Унификация? Но в 1935 году – в год первой научно-творческой конференции по Шекспиру – увидели свет два спектакля, оба, кстати, поставленные Сергеем Радловым, но обозначившие две крайние точки отхода от «официального» Шекспира, «титана Возрождения»: «Отелло» в Малом и «Король Лир» в Государственном еврейском театре (ГОСЕТ).

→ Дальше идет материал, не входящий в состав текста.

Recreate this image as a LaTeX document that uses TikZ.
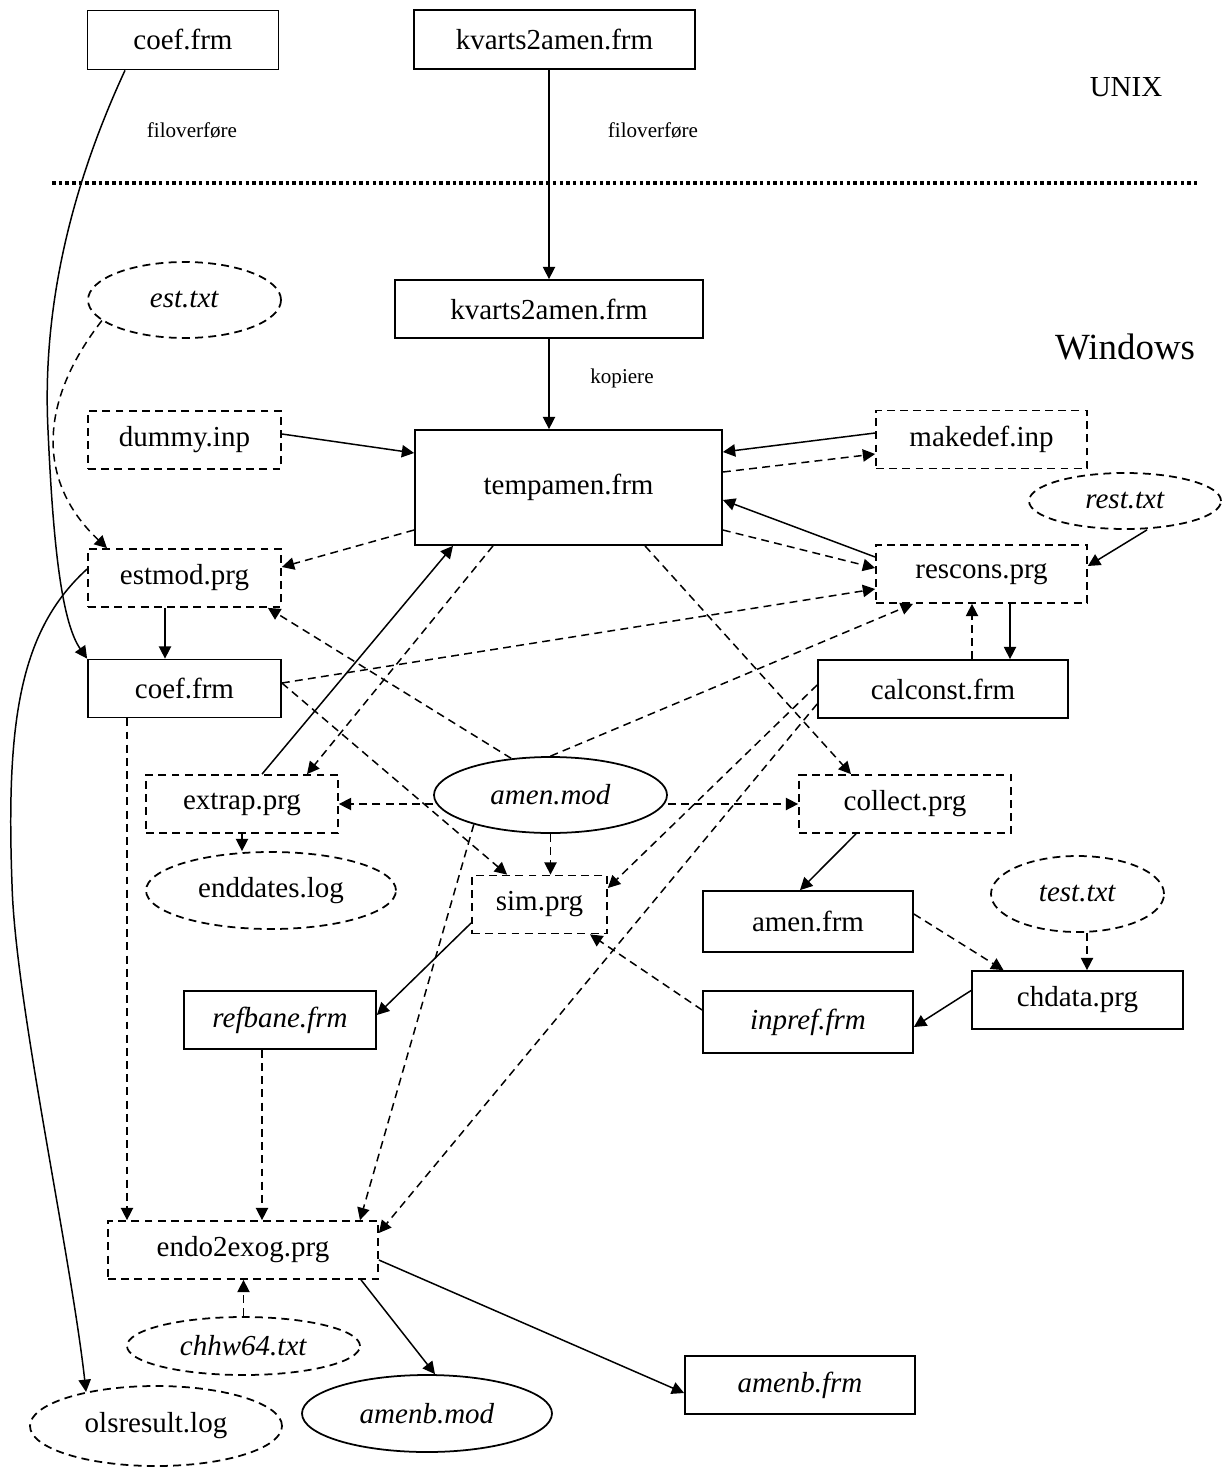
\documentclass[tikz,border=0pt]{standalone}
\usepackage{fontspec}
\setmainfont{Liberation Serif}
\usepackage{tikz}
\usetikzlibrary{arrows.meta,positioning,shapes.geometric,calc}
\newcommand\nodefont{\fontsize{16.5}{19}\selectfont}
\newcommand\smallfont{\fontsize{12}{14}\selectfont}
\tikzset{
  fbox/.style={rectangle, draw, line width=1pt, inner sep=0pt,
               minimum width=#1, minimum height=1.16cm, font=\nodefont},
  dbox/.style={fbox=#1, dashline},
  fell/.style={ellipse, draw, line width=1pt, inner sep=0pt,
               minimum width=#1, minimum height=1.52cm, font=\nodefont},
  dell/.style={fell=#1, dashline},
  dashline/.style={dash pattern=on 4.5pt off 3pt},
  arr/.style={-{Triangle[length=7pt,width=7pt]}, line width=0.85pt},
  darr/.style={arr, dashline},
  note/.style={font=\smallfont, inner sep=1pt},
  side/.style={font=\nodefont, inner sep=1pt},
  sepline/.style={line width=1.8pt, dash pattern=on 2pt off 1.8pt},
}
\begin{document}
\begin{tikzpicture}
        \useasboundingbox (0,0) rectangle (24.42,-29.36);

        \node[fbox=3.82cm, minimum height=1.18cm] (coefU) at (3.66,-0.80) {coef.frm};
        \node[fbox=5.62cm, minimum height=1.18cm] (kvartsU) at (11.09,-0.79) {kvarts2amen.frm};
        \node[side] (unix) at (22.52,-1.74) {UNIX};
        \node[note] (filoA) at (3.84,-2.62) {filoverføre};
        \node[note] (filoB) at (13.06,-2.62) {filoverføre};
        \coordinate (sepL) at (1.04,-3.66);
        \coordinate (sepR) at (24.0,-3.66);
        \draw[sepline] (sepL) -- (sepR);

        \node[dell=3.86cm] (est) at (3.69,-6.0) {\textit{est.txt}};
        \node[fbox=6.16cm] (kvartsW) at (10.98,-6.18) {kvarts2amen.frm};
        \node[side, font=\fontsize{21}{24}\selectfont] (windows) at (22.5,-6.94) {Windows};
        \node[note] (kopiere) at (12.44,-7.56) {kopiere};
        \node[dbox=3.86cm] (dummy) at (3.69,-8.80) {dummy.inp};
        \node[fbox=6.14cm, minimum height=2.30cm] (tempamen) at (11.37,-9.75) {tempamen.frm};
        \node[dbox=4.22cm] (makedef) at (19.63,-8.79) {makedef.inp};
        \node[dell=3.84cm, minimum height=1.12cm] (rest) at (22.5,-10.02) {\textit{rest.txt}};
        \node[dbox=3.86cm] (estmod) at (3.69,-11.56) {estmod.prg};
        \node[dbox=4.22cm] (rescons) at (19.63,-11.48) {rescons.prg};
        \node[fbox=3.86cm] (coefW) at (3.69,-13.77) {coef.frm};
        \node[fbox=5.0cm] (calconst) at (18.86,-13.78) {calconst.frm};
        \node[dbox=3.84cm] (extrap) at (4.84,-16.08) {extrap.prg};
        \node[fell=4.66cm] (amenmod) at (11.01,-15.90) {\textit{amen.mod}};
        \node[dbox=4.24cm] (collect) at (18.10,-16.08) {collect.prg};
        \node[dell=5.0cm, minimum height=1.54cm] (enddates) at (5.42,-17.81) {enddates.log};
        \node[dbox=2.70cm] (sim) at (10.79,-18.09) {sim.prg};
        \node[fbox=4.2cm, minimum height=1.22cm] (amenfrm) at (16.16,-18.43) {amen.frm};
        \node[dell=3.46cm] (test) at (21.55,-17.88) {\textit{test.txt}};
        \node[fbox=4.22cm] (chdata) at (21.55,-20.0) {chdata.prg};
        \node[fbox=3.84cm] (refbane) at (5.60,-20.40) {\textit{refbane.frm}};
        \node[fbox=4.2cm, minimum height=1.24cm] (inpref) at (16.16,-20.44) {\textit{inpref.frm}};
        \node[dbox=5.4cm] (endo) at (4.86,-25.0) {endo2exog.prg};
        \node[dell=4.66cm, minimum height=1.16cm] (chhw) at (4.87,-26.92) {\textit{chhw64.txt}};
        \node[dell=5.04cm, minimum height=1.6cm] (ols) at (3.12,-28.52) {olsresult.log};
        \node[fell=5.0cm, minimum height=1.54cm] (amenbmod) at (8.54,-28.27) {\textit{amenb.mod}};
        \node[fbox=4.6cm] (amenbfrm) at (16.0,-27.70) {\textit{amenb.frm}};

        \draw[arr] ([xshift=-1.16cm]coefU.south)
              .. controls (1.3,-4.0) and (0.85,-6.4) .. (0.96,-8.6)
              .. controls (1.05,-10.6) and (1.2,-12.4) .. (coefW.north west);
        \draw[arr] (kvartsU.south -| kvartsW.north) -- (kvartsW.north);
        \draw[arr] (kvartsW.south) -- (kvartsW.south |- tempamen.north);
        \draw[darr] (est.194) .. controls (0.8,-8.0) and (0.7,-9.6) .. ([xshift=-1.55cm]estmod.north);
        \draw[arr] ([yshift=0.12cm]dummy.east) -- ([yshift=0.69cm]tempamen.west);
        \draw[arr] ([yshift=0.13cm]makedef.west) -- ([yshift=0.71cm]tempamen.east);
        \draw[darr] ([yshift=0.31cm]tempamen.east) -- ([yshift=-0.29cm]makedef.west);
        \draw[arr] ([xshift=0.44cm]rest.south) -- ([yshift=0.16cm]rescons.east);
        \draw[arr] ([yshift=0.34cm]rescons.west) -- ([yshift=-0.25cm]tempamen.east);
        \draw[darr] ([yshift=-0.85cm]tempamen.east) -- ([yshift=0.12cm]rescons.west);
        \draw[darr] ([yshift=0.11cm]coefW.east) -- ([yshift=-0.30cm]rescons.west);
        \draw[darr] (amenmod.north) -- ([xshift=-1.37cm]rescons.south);
        \draw[darr] ([yshift=-0.85cm]tempamen.west) -- ([yshift=0.22cm]estmod.east);
        \draw[darr] (amenmod.137) -- ([xshift=-0.28cm]estmod.south east);
        \draw[arr] ([xshift=-0.39cm]estmod.south) -- ([xshift=-0.39cm]coefW.north);
        \draw[arr] ([yshift=0.18cm]estmod.west)
              .. controls (0.4,-12.6) and (0.12,-14.4) .. (0.24,-17.68)
              .. controls (0.3,-20.0) and (1.4,-25.0) .. (ols.154);
        \draw[darr] ([xshift=0.58cm]calconst.north) -- ([xshift=0.58cm]calconst.north |- rescons.south);
        \draw[arr] ([xshift=0.57cm]rescons.south) -- ([xshift=0.57cm]rescons.south |- calconst.north);
        \draw[arr] ([xshift=0.40cm]extrap.north) -- ([xshift=-2.31cm]tempamen.south);
        \draw[darr] ([xshift=-1.51cm]tempamen.south) -- ([xshift=1.30cm]extrap.north);
        \draw[darr] ([xshift=1.53cm]tempamen.south) -- ([xshift=-1.08cm]collect.north);
        \draw[darr] (amenmod.west |- extrap.east) -- (extrap.east);
        \draw[darr] (amenmod.east |- collect.west) -- (collect.west);
        \draw[darr] (amenmod.south) -- (amenmod.south |- sim.north);
        \draw[darr] ([yshift=0.11cm]coefW.east) -- ([xshift=0.72cm]sim.north west);
        \draw[darr] ([yshift=0.08cm]calconst.west) -- ([yshift=0.33cm]sim.east);
        \draw[darr] ([yshift=-0.30cm]calconst.west) -- ([yshift=0.34cm]endo.east);
        \draw[darr] (amenmod.201) -- ([xshift=2.34cm]endo.north);
        \draw[darr] ([xshift=-1.15cm]coefW.south) -- ([xshift=-1.15cm]coefW.south |- endo.north);
        \draw[darr] ([xshift=-0.36cm]refbane.south) -- ([xshift=-0.36cm]refbane.south |- endo.north);
        \draw[darr] (extrap.south) -- (extrap.south |- enddates.north);
        \draw[arr] ([yshift=-0.37cm]sim.west) -- ([yshift=0.10cm]refbane.east);
        \draw[darr] ([yshift=0.24cm]inpref.west) -- ([xshift=1.01cm]sim.south);
        \draw[arr] ([xshift=-0.98cm]collect.south) -- ([xshift=-0.16cm]amenfrm.north);
        \draw[darr] ([yshift=0.15cm]amenfrm.east) -- ([xshift=-1.48cm]chdata.north);
        \draw[darr] ([xshift=0.19cm]test.south) -- ([xshift=0.19cm]test.south |- chdata.north);
        \draw[arr] ([yshift=0.19cm]chdata.west) -- ([yshift=-0.10cm]inpref.east);
        \draw[darr] (chhw.north) -- (chhw.north |- endo.south);
        \draw[arr] ([xshift=2.36cm]endo.south) -- ([xshift=0.16cm]amenbmod.north);
        \draw[arr] ([yshift=-0.20cm]endo.east) -- ([yshift=-0.16cm]amenbfrm.west);
      \end{tikzpicture}
\end{document}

От «Отелло» в Малом никто, кажется, ничего не ждал. Постановка «не отличалась оригинальностью. Она была выдержана в пышном оперном стиле». На роль венецианского мавра было четыре претендента, последний из них, А. Остужев, «талантливый, но несколько поверхностный мастер старого романтического стиля», по словам того же Алперса[51]. К концу репетиций выяснилось, что спектакль надо ставить «на Остужева», шестидесятилетнего, почти глухого. Случилось чудо: старый романтический стиль старого Малого театра воскрес во всем своем великолепии: такого виолончельного голоса, такого музыкального чтения стиха мы не слыхивали. Но главное было даже не в этом: не ревность, а доверие, по слову Пушкина, двигало трагедию. Весь этический мир Отелло был сотрясен возможностью предательства и лжи: «Он убивает Дездемону для того, чтобы восстановить нарушенную справедливость»[52]. Этой этической сотрясенности трагедии резонировал зал.
А. Тышлер. Эскиз декораций к «Королю Лиру» У. Шекспира (ГОСЕТ).
Не удивительно ли, что самый интеллектуальный, чтобы не сказать философский, Шекспир был сыгран на языке еврейских местечек – идиш, и не было театрала, который пропустил бы его. История постановки «Короля Лира» тоже была извилиста (среди кандидатов в режиссеры побывал даже немецкий эмигрант Эрвин Пискатор).
Советская сцена 30-х не знала другого спектакля, столь пронзительно, еретически нового. Традиция была содрана, и в старой трагедии, как нерв в больном зубе, обнажилась голая, корчащаяся в муках познания, страдающая и безжалостная человеческая мысль.
Шут – В. Зускин, Лир – С. Михоэлс (ГОСЕТ).